The Documentary History of the First Federal Congress of the United States of America, 1789-1791

Monday, 24 August 1789

Gazette of the United States,

[Text omitted. -Ed.]***
The committee appointed to arrange the amendments agreed to by the house, and to prepare a resolution as a preamble to the same, made report: The resolution is the same brought in yesterday— which was accepted. The amendments as arranged were then read.
The order of the day on the report of the joint committee on an adjournment was moved for.
Mr. VINING was opposed to taking up this report: He observed, that it appeared absurd to go into a discussion of the question at this moment— it would necessarily involve a great deal of debate and loss of time, and would counteract the object of gentlemen entirely, while so many important subjects were yet undecided, which must be attended to and finished, previous to a recess: He moved for a postponement, in order to take up the Treasury Bill.
Mr. HARTLEY observed, that the gentleman's remarks furnished the best argument for coming to a determination upon the adjournment at the present time, as it was the best way to confine the attention of the house to the essentials, which claimed their immediate notice and decision.
Mr.
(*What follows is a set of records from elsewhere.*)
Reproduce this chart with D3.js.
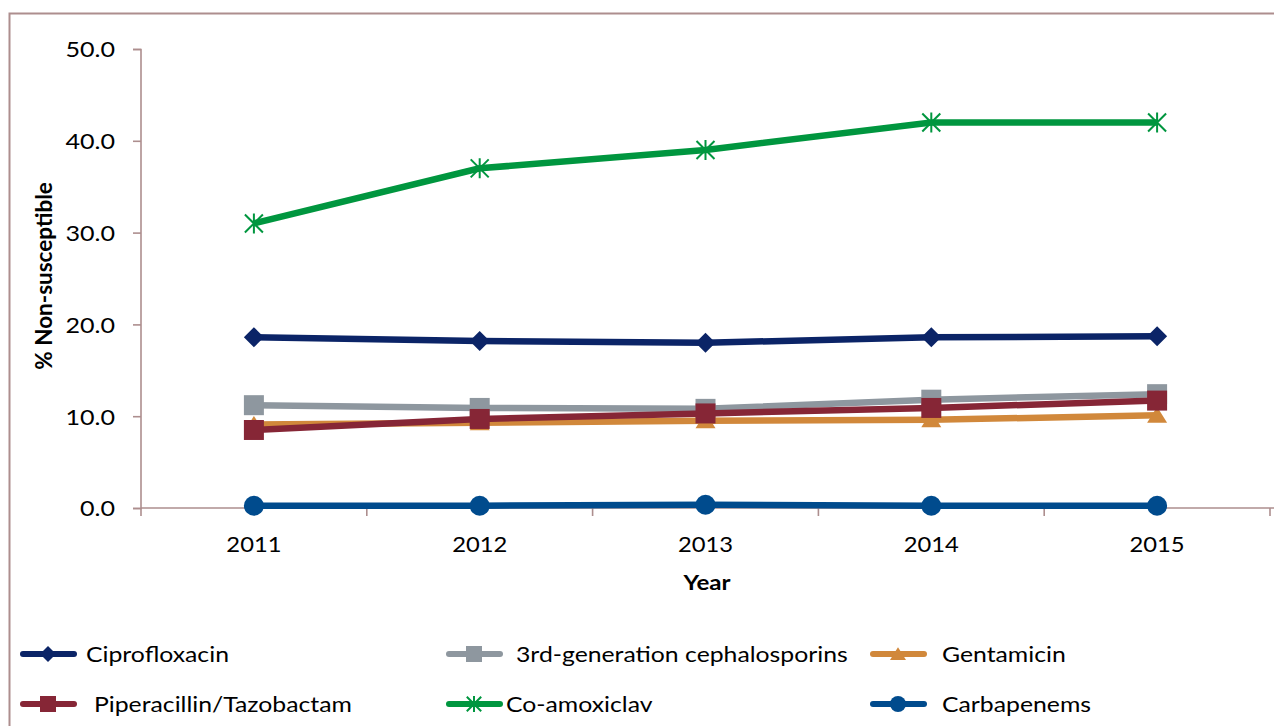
<!DOCTYPE html>
<html><head><meta charset="utf-8">
<script src="https://cdn.jsdelivr.net/npm/d3@7"></script>
<style>body{margin:0;background:#fff;} text{font-family:Lato,"Open Sans",sans-serif;}</style>
</head><body><svg id="c" width="1274" height="726"></svg>
<script>
const years = ["2011","2012","2013","2014","2015"];
const yTicks = [0,10,20,30,40,50];
const cipro = [18.6,18.2,18.0,18.6,18.7];
const ceph3 = [11.2,10.9,10.8,11.8,12.4];
const genta = [9.1,9.3,9.5,9.6,10.1];
const pipTaz = [8.5,9.7,10.3,10.9,11.7];
const coAmox = [31.0,37.0,39.0,42.0,42.0];
const carba = [0.25,0.25,0.35,0.25,0.25];

const series = [
  {name:"Ciprofloxacin", values:cipro, color:"#0B2467", marker:"diamond"},
  {name:"3rd-generation cephalosporins", values:ceph3, color:"#8E979F", marker:"square"},
  {name:"Gentamicin", values:genta, color:"#D1883B", marker:"triangle"},
  {name:"Piperacillin/Tazobactam", values:pipTaz, color:"#862636", marker:"square"},
  {name:"Co-amoxiclav", values:coAmox, color:"#00963F", marker:"star"},
  {name:"Carbapenems", values:carba, color:"#004B8D", marker:"circle"}
];
const drawOrder = [4,0,1,2,3,5];
const SX = 1.18; // horizontal stretch of the source picture's text

const svg = d3.select("#c");
const axisColor = "#AD8E8E";
svg.append("rect").attr("x",9.5).attr("y",13.5).attr("width",1300).attr("height",800)
  .attr("fill","none").attr("stroke",axisColor).attr("stroke-width",2);

const x = d3.scaleBand().domain(years).range([141,1270]);
const y = d3.scaleLinear().domain([0,50]).range([508,49]);

// y axis
const gy = svg.append("g").attr("transform","translate(141,0)")
  .call(d3.axisLeft(y).tickValues(yTicks).tickFormat(d3.format(".1f")).tickSize(8));
gy.select(".domain").attr("stroke",axisColor).attr("stroke-width",1.6).attr("d","M-8,49.5H0V508.5H-8");
gy.selectAll(".tick line").attr("stroke",axisColor).attr("stroke-width",1.6);
gy.selectAll(".tick text").attr("font-size",22).attr("fill","#000").style("font-family","Lato,sans-serif")
  .attr("x",0).attr("dy","0.36em").attr("transform",`translate(-26,0) scale(1.14,1)`);

// x axis
const gx = svg.append("g").attr("transform","translate(0,508)");
gx.append("line").attr("x1",141).attr("x2",1274).attr("y1",0).attr("y2",0).attr("stroke",axisColor).attr("stroke-width",1.6);
const bounds = years.map(d=>x(d)).concat([x.range()[1]]);
gx.selectAll("line.t").data(bounds).enter().append("line").attr("class","t")
  .attr("x1",d=>d).attr("x2",d=>d).attr("y1",0).attr("y2",8).attr("stroke",axisColor).attr("stroke-width",1.6);
gx.selectAll("text").data(years).enter().append("text")
  .attr("transform",d=>`translate(${x(d)+x.bandwidth()/2},44) scale(1.08,1)`).attr("text-anchor","middle")
  .attr("font-size",22).attr("fill","#000").text(d=>d);

// titles
svg.append("text").attr("transform","translate(707,590) scale(1.15,1)").attr("text-anchor","middle")
  .attr("font-size",21).attr("font-weight","bold").text("Year");
svg.append("text").attr("transform","translate(52,276) rotate(-90)").attr("text-anchor","middle")
  .attr("font-size",22.5).attr("font-weight","bold").text("% Non-susceptible");

function markerPath(type, r){
  switch(type){
    case "diamond": return `M0,${-r}L${r},0L0,${r}L${-r},0Z`;
    case "square": return `M${-r},${-r}H${r}V${r}H${-r}Z`;
    case "triangle": return `M0,${-r*0.85}L${r},${r*0.75}H${-r}Z`;
    case "circle": return `M0,${-r}A${r},${r} 0 1,1 0,${r}A${r},${r} 0 1,1 0,${-r}Z`;
    case "star": return `M${-r*0.9},${-r*0.9}L${r*0.9},${r*0.9}M${-r*0.9},${r*0.9}L${r*0.9},${-r*0.9}M0,${-r}V${r}`;
  }
}
function drawMarker(g, s, cx, cy, r){
  const p = g.append("path").attr("d",markerPath(s.marker,r)).attr("transform",`translate(${cx},${cy})`);
  if(s.marker==="star"){ p.attr("fill","none").attr("stroke",s.color).attr("stroke-width",2); }
  else p.attr("fill",s.color);
}

const cx = d=>x(d)+x.bandwidth()/2;
const line = d3.line().x((v,i)=>cx(years[i])).y(v=>y(v));
drawOrder.forEach(k=>{
  const s = series[k];
  const g = svg.append("g");
  g.append("path").datum(s.values).attr("d",line).attr("fill","none")
    .attr("stroke",s.color).attr("stroke-width",6.5);
  s.values.forEach((v,i)=>drawMarker(g,s,cx(years[i]),y(v),10));
});

// legend
const legLine = [[20,654],[446,654],[870,654],[20,704],[446,704],[870,704]];
const textX = [86,516,942,94,506,942];
series.forEach((s,i)=>{
  const [lx,ly] = legLine[i];
  const g = svg.append("g");
  g.append("line").attr("x1",lx+3).attr("x2",lx+54).attr("y1",ly).attr("y2",ly)
    .attr("stroke",s.color).attr("stroke-width",6).attr("stroke-linecap","round");
  drawMarker(g,s,lx+28,ly,8);
  g.append("text").attr("transform",`translate(${textX[i]},${ly+8}) scale(${SX},1)`)
    .attr("font-size",21).attr("fill","#000").text(s.name);
});
</script></body></html>
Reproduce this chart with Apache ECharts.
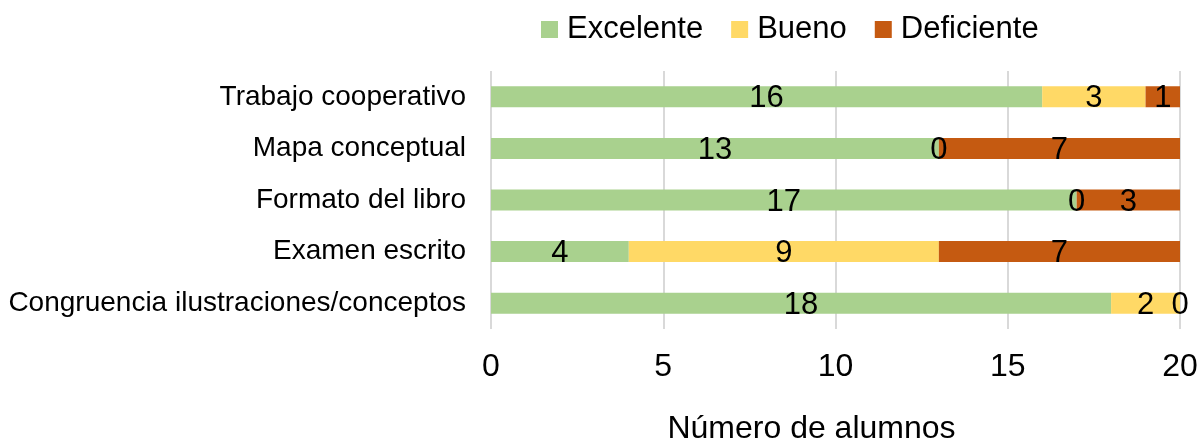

SEDGWICK advocated taking up the report immediately: He contended that it would expedite the public business, and (he observed) his observation was founded on experience; when the time is once fixed, and gentlemen are fully impressed with the importance of dispatching business in a given time, he had known as much transacted in the assembly of Massachusetts in one week, and as well done as had been before in three. He further observed that many gentlemen were anxious to go home; that the sickly season was approaching, and that if an adjournment does not take place, the members will be thinned off so that in all probability a much less number than the present will be left to do the business.
Mr. VINING's motion was withdrawn.
Mr. MADISON proposed the following resolution, viz. Resolved, That when this house does adjourn on the of Sept. next, they will adjourn to the first Monday in December next.
Mr. SCOTT objected to this: He said it was too short a period— it would not admit of the members who lived at the extreme parts of the Union going home and returning again by the time mentioned.
Mr. LIVERMORE also objected to it; and proposed to adjourn on the First day of September.
Mr. GOODHUE said, that he believed, that gentlemen who talked of adjourning the first of September, did not wish for any adjournment at all: He contended for a short adjournment
[Text omitted. -Ed.]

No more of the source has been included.